**SHORT PROBLEM:** Quote from the first line below through the line that contains "ax = fig.add_axes([143", both included, and leave the pictures out.

**AVAILABLE DATA:**

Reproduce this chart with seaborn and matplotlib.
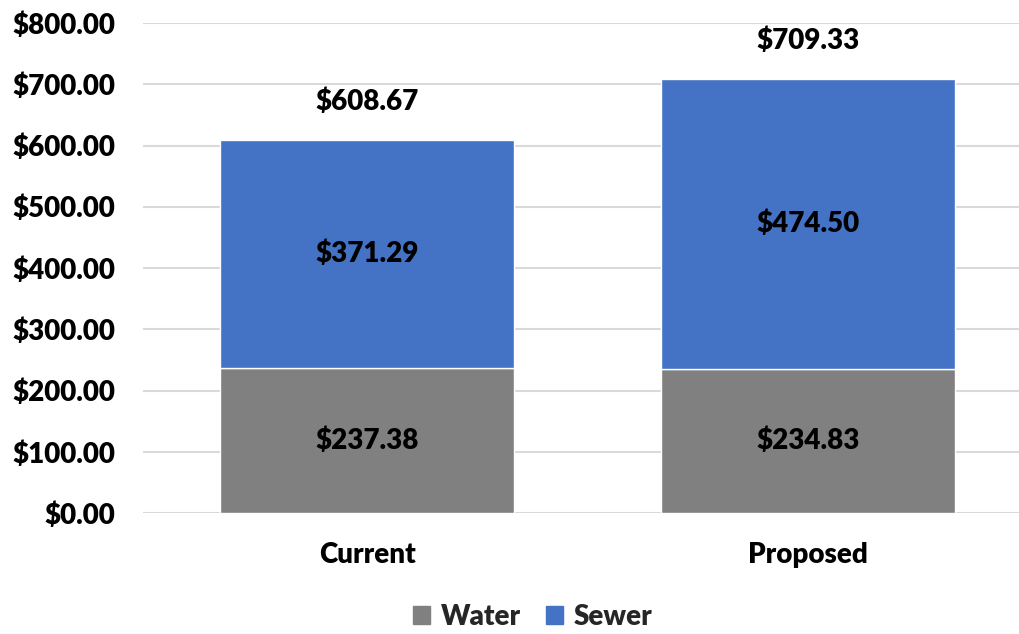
import matplotlib
matplotlib.use("Agg")
import matplotlib.pyplot as plt
import seaborn as sns
import pandas as pd
from matplotlib.ticker import FuncFormatter
from matplotlib.patches import Patch

categories = ["Current", "Proposed"]
water = [237.38, 234.83]
sewer = [371.29, 474.50]
totals = [608.67, 709.33]
yticks = [0, 100, 200, 300, 400, 500, 600, 700, 800]

WATER_C = "#808080"
SEWER_C = "#4472C4"

sns.set_theme(style="white")
plt.rcParams["font.family"] = ["Lato", "DejaVu Sans"]
plt.rcParams["font.weight"] = "bold"

df = pd.DataFrame({"cat": categories, "water": water, "sewer": sewer, "total": totals})

fig = plt.figure(figsize=(10.19, 6.34), dpi=100)
ax = fig.add_axes([143 / 1019, (634 - 513) / 634, (1019 - 143) / 1019, 490 / 634])

sns.barplot(data=df, x="cat", y="water", color=WATER_C, width=0.667,
            saturation=1, ax=ax, zorder=3)
sns.barplot(data=df, x="cat", y="sewer", bottom=df["water"], color=SEWER_C,
            width=0.667, saturation=1, ax=ax, zorder=3)

ax.set_xlim(-0.508, 1.478)
ax.set_ylim(0, 800)
ax.set_yticks(yticks)
ax.yaxis.set_major_formatter(FuncFormatter(lambda v, p: f"${v:,.2f}"))
ax.grid(axis="y", color="#D9D9D9", linewidth=1.5, zorder=0)
ax.set_axisbelow(True)
for s in ax.spines.values():
    s.set_visible(False)
ax.set_xlabel("")
ax.set_ylabel("")
ax.tick_params(axis="y", length=0, pad=20, labelsize=20)
ax.tick_params(axis="x", length=0, pad=21, labelsize=20)
for lab in ax.get_yticklabels() + ax.get_xticklabels():
    lab.set_fontweight("heavy")
    lab.set_color("black")

label_font = {"family": ["Lato", "DejaVu Sans"], "weight": "heavy", "size": 20}
for i in range(len(categories)):
    ax.text(i, water[i] / 2, f"${water[i]:,.2f}", ha="center", va="center",
            fontdict=label_font, color="black", zorder=5)
    ax.text(i, water[i] + sewer[i] / 2, f"${sewer[i]:,.2f}", ha="center",
            va="center", fontdict=label_font, color="black", zorder=5)
    ax.annotate(f"${totals[i]:,.2f}", (i, totals[i]), xytext=(0, 38),
                textcoords="offset pixels", ha="center", va="center",
                fontsize=20, fontweight="heavy", color="black")

handles = [Patch(color=WATER_C, label="Water"), Patch(color=SEWER_C, label="Sewer")]
fig.legend(handles=handles, loc="center", bbox_to_anchor=(533 / 1019, 1 - 617 / 634),
           ncol=2, frameon=False, handlelength=0.6, handleheight=0.6,
           handletextpad=0.4, columnspacing=0.9, prop={"weight": "heavy", "size": 20})

fig.savefig("out.png", dpi=100)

**SOLUTION TO THE PROBLEM:**
Reproduce this chart with seaborn and matplotlib.
import matplotlib
matplotlib.use("Agg")
import matplotlib.pyplot as plt
import seaborn as sns
import pandas as pd
from matplotlib.ticker import FuncFormatter
from matplotlib.patches import Patch

categories = ["Current", "Proposed"]
water = [237.38, 234.83]
sewer = [371.29, 474.50]
totals = [608.67, 709.33]
yticks = [0, 100, 200, 300, 400, 500, 600, 700, 800]

WATER_C = "#808080"
SEWER_C = "#4472C4"

sns.set_theme(style="white")
plt.rcParams["font.family"] = ["Lato", "DejaVu Sans"]
plt.rcParams["font.weight"] = "bold"

df = pd.DataFrame({"cat": categories, "water": water, "sewer": sewer, "total": totals})

fig = plt.figure(figsize=(10.19, 6.34), dpi=100)
ax = fig.add_axes([143 / 1019, (634 - 513) / 634, (1019 - 143) / 1019, 490 / 634])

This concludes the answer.